Following the airing of the recent documentary: Defending Digga D (BBC Three), debates about the violence in the UK drill music caused controversy – accusing the documentary for glorifying knife crime. Such responses may seem justified, due to fatal incidents linked to drill music. But it remains difficult to prove a direct link between drill lyrics and the evidential facts of criminal offences, beyond speculation and interpretation.
Our experience as a rap expert (Dr. Lambros Fatsis) and a criminal defence barrister (Narita Bahra QC) is that reactions to drill as a criminal subculture can be exaggerated, ill-informed and have limited evidential value. Recently working together on a murder trial case involving drill lyrics, we encountered first-hand experience of how drill rap can be presented to a jury, without adequate knowledge about the genre. Prosecutors are more regularly seeking to rely on drill lyrics as factually accurate evidence to prove guilt.
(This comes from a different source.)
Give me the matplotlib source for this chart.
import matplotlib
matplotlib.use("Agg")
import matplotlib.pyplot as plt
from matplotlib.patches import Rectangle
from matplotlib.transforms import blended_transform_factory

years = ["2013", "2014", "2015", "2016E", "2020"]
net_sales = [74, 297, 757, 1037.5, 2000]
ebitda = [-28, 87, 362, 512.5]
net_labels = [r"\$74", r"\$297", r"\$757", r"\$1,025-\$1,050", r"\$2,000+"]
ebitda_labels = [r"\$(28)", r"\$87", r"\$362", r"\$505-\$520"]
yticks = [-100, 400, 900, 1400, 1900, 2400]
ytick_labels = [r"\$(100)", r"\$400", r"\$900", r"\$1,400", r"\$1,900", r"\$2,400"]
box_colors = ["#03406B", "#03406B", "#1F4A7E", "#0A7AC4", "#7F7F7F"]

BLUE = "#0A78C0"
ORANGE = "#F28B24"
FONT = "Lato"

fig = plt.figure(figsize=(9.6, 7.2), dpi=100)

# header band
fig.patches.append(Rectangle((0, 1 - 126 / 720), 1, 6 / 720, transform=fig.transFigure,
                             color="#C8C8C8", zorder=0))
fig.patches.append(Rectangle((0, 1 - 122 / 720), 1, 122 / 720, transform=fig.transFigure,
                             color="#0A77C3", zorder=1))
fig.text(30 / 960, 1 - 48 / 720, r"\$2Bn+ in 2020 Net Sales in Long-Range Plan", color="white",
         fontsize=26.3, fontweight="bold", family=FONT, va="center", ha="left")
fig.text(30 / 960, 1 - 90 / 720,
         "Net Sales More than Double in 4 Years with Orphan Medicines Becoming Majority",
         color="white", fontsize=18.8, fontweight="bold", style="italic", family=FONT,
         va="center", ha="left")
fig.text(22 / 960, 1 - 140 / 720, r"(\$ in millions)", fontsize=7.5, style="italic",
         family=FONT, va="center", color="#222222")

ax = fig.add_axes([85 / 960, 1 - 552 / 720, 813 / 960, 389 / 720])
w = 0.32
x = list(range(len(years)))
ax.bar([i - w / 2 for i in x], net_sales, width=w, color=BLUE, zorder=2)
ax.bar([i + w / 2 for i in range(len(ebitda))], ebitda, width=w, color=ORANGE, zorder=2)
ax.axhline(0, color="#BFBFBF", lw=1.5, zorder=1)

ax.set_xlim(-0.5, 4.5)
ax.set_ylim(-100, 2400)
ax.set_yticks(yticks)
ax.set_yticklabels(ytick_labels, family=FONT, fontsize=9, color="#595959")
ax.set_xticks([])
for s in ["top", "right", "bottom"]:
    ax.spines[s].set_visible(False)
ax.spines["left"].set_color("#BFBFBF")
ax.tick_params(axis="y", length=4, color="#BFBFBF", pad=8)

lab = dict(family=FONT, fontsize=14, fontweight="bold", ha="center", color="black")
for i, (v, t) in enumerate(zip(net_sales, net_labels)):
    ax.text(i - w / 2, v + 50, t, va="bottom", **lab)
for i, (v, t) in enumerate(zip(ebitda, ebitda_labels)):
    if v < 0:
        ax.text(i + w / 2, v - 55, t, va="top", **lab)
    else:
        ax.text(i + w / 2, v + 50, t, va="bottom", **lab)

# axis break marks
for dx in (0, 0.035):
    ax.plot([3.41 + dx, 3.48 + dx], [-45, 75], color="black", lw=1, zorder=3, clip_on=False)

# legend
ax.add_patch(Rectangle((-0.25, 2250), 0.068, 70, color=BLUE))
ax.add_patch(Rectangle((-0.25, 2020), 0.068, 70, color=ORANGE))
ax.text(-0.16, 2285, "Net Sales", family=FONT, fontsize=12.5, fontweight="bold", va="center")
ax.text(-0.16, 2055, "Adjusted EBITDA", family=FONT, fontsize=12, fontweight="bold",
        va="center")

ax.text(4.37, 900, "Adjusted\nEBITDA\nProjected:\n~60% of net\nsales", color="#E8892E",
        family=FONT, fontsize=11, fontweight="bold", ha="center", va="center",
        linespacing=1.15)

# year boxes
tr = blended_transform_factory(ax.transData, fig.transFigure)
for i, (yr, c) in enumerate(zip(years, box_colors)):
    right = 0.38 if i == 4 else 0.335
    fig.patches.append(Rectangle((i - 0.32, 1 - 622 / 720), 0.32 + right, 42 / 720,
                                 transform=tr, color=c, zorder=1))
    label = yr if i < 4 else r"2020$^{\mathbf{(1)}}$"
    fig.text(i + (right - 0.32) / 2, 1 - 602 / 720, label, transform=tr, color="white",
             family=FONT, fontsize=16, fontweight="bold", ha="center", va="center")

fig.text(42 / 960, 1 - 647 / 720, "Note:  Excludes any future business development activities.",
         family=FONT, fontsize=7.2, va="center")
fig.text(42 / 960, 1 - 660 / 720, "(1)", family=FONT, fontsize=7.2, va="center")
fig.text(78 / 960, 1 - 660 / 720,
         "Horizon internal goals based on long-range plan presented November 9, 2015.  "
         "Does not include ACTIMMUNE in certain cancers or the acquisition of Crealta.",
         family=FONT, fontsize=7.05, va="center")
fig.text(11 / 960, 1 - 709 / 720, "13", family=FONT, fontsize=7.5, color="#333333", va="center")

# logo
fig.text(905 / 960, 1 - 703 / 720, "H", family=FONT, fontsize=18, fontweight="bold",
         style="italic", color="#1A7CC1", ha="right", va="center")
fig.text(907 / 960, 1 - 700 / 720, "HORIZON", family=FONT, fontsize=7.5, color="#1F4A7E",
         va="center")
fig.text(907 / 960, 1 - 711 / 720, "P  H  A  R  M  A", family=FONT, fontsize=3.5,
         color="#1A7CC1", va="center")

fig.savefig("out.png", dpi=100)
It is imperative that defence teams mount a proper legal challenge to the material, to ensure that it is not given adverse weight and that convictions are safe.
One year after sixty-five signatories from human rights organisations, as well as musicians, lawyers and academics warned against the criminalisation of drill, putting drill on trail dominates media commentary and court proceedings – raising concerns about prejudicial attitudes towards a music genre that is treated as a legally punishable offence.